Wage and Hour Traps Unique to Cannabis Employers in 2026
Article by: Ivy Perez-Bader, Raza Lawrence, Jana Weltzin, Greg Cowan, and Tom Zuber
Labor Compliance Remains a Major Risk Area
Cannabis employers continue to face significant wage and hour exposure in 2026, particularly in cultivation, manufacturing, and retail operations where long shifts, seasonal demand, and complex scheduling practices are common. While cannabis businesses often focus heavily on licensing and regulatory compliance, labor compliance remains one of the most active areas for employee lawsuits and state enforcement actions.
Overtime Rules Continue to Create Confusion
One of the most common mistakes involves overtime calculations. Many cannabis operators incorrectly assume cultivation workers fall under traditional agricultural exemptions. In states like California, however, cannabis cultivation employees are generally subject to stricter overtime rules than many other agricultural workers, including daily overtime requirements and meal and rest break obligations.
Multi-State Operators Face Increased Compliance Challenges
Multi-state operators face additional challenges because wage and hour laws vary dramatically from state to state. California, New York, Colorado, Illinois, and other cannabis markets each impose different rules governing minimum wage, overtime, pay frequency, recordkeeping, meal periods, and employee notices. In California alone, minimum wage increases and evolving pay transparency and notice requirements continue to create compliance risks for employers in 2026.
Off-the-Clock Work Is Under Increased Scrutiny
Cannabis manufacturers and retailers are also seeing increased scrutiny regarding off-the-clock work. Common problem areas include employees performing opening and closing duties before clocking in, time spent donning protective equipment, after-hours inventory reconciliation, security procedures, and unpaid travel time between facilities. These issues can significantly increase exposure in class action and Private Attorneys General Act (PAGA) claims.

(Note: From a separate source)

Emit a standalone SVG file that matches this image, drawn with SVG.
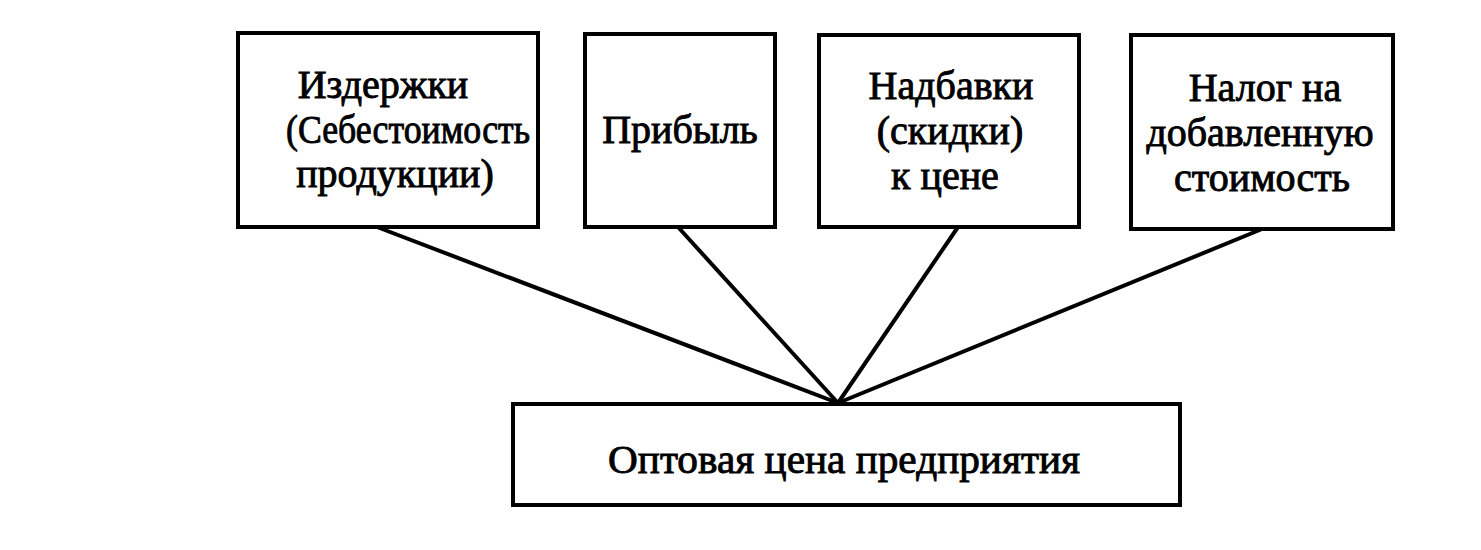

Misclassification Issues Continue to Surface
Another growing risk area is employee misclassification. Cannabis businesses frequently classify lead cultivators, extraction personnel, inventory managers, or retail supervisors as exempt employees without satisfying the applicable salary and duties tests. In states like California, the exempt salary threshold continues to rise in 2026, creating additional compliance pressure for employers attempting to control labor costs.
Poor Recordkeeping Can Be Costly
Recordkeeping deficiencies remain equally problematic. Cannabis businesses operating in fast-growth environments often struggle to maintain accurate time records, meal break attestations, and payroll documentation. Under both federal and state law, employers are generally required to maintain detailed wage and hour records, and missing or inaccurate records frequently make defending employee claims far more difficult.
Proactive Compliance Is Critical
For cannabis operators, wage and hour compliance is no longer just an HR issue — it is a business risk issue. Employers that proactively audit payroll practices, review employee classifications, train managers, and standardize timekeeping procedures across operations will be in a far stronger position to avoid costly disputes and enforcement actions in 2026.